**SUPPLIED MATERIAL:**
----

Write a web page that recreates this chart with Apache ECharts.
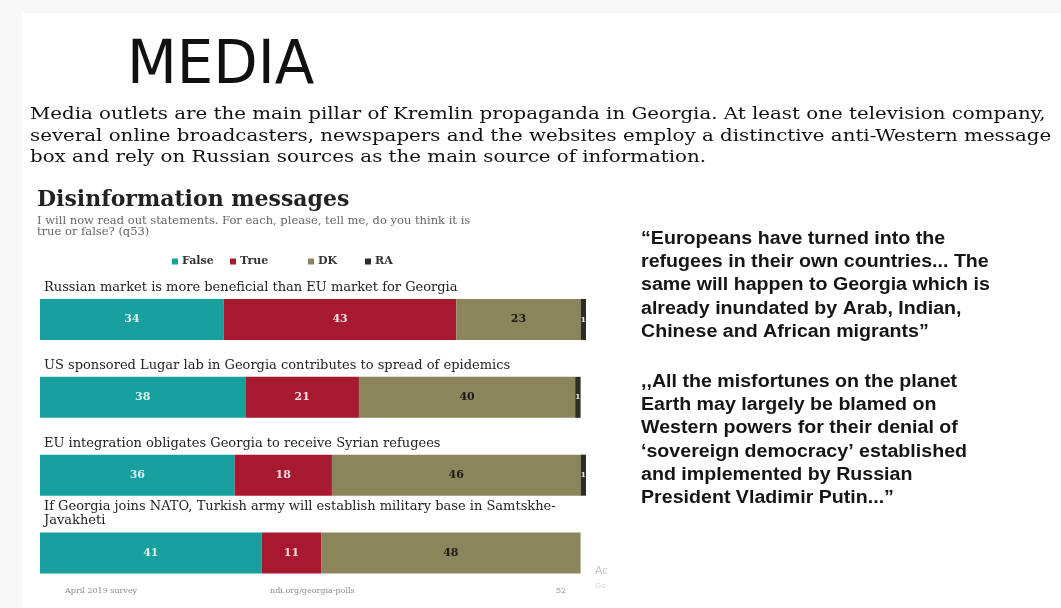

----

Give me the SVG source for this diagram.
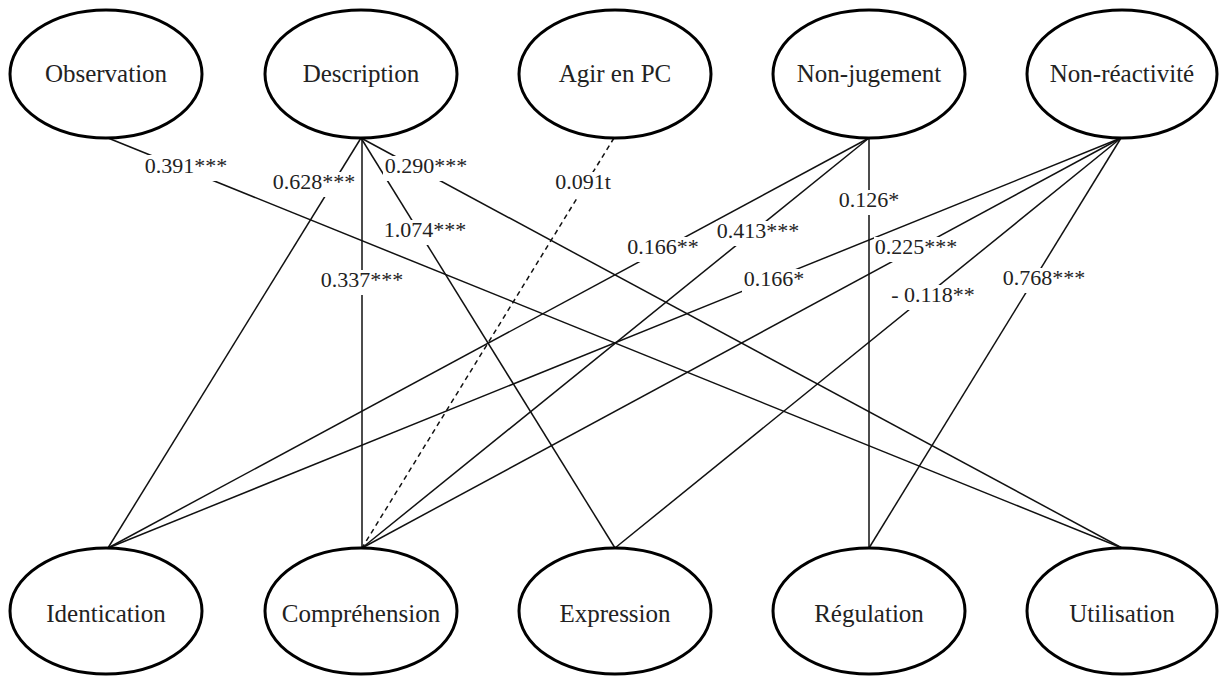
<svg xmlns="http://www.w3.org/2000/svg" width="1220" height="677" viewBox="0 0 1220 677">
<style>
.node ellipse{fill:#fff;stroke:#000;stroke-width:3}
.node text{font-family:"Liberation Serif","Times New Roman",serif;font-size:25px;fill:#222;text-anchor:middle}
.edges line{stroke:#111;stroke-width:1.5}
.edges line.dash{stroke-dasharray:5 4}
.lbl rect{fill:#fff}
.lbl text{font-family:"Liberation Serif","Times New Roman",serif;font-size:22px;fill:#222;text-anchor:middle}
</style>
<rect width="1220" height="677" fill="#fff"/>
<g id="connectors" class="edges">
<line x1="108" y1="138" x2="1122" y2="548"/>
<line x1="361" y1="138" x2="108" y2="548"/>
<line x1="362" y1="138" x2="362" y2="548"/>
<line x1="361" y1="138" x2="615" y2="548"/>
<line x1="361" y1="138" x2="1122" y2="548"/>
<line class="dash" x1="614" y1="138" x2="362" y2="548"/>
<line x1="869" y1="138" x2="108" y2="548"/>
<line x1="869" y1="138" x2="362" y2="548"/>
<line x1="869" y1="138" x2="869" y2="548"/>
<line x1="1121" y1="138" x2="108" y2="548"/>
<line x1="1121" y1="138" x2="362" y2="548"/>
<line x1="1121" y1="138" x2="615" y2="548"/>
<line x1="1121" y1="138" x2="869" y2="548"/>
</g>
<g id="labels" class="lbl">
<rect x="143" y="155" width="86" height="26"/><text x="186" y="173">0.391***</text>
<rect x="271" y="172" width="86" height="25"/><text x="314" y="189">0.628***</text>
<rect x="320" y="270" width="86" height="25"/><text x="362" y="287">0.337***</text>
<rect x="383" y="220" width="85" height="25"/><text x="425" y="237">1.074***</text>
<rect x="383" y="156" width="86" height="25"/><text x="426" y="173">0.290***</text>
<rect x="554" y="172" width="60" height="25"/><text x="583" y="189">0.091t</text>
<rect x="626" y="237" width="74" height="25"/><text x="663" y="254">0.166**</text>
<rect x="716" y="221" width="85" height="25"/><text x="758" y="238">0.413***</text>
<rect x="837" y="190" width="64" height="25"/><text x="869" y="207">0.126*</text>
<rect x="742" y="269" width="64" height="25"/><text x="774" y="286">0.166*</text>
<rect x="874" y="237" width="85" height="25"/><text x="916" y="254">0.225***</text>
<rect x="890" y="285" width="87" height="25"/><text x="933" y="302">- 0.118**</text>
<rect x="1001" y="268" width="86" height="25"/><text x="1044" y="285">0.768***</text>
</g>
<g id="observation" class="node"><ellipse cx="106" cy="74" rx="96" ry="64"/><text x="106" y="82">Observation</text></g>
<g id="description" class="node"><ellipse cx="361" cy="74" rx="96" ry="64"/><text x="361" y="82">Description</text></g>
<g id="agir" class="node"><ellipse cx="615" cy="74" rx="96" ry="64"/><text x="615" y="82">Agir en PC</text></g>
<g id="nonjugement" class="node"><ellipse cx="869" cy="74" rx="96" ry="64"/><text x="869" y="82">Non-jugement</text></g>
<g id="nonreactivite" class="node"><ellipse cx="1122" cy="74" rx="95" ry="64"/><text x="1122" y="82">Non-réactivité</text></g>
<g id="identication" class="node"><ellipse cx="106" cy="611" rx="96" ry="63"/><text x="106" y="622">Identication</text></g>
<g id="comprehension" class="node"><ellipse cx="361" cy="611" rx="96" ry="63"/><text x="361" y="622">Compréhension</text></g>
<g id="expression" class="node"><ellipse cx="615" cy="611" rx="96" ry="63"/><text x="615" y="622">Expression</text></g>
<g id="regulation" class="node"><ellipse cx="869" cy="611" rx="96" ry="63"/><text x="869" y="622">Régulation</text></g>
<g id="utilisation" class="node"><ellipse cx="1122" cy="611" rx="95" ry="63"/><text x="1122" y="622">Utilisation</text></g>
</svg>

----

**EXERCISE INSTRUCTIONS:**
Work through the listing above and report how many lines include the string "this", with no other text.

**EXERCISE ANSWER:**
2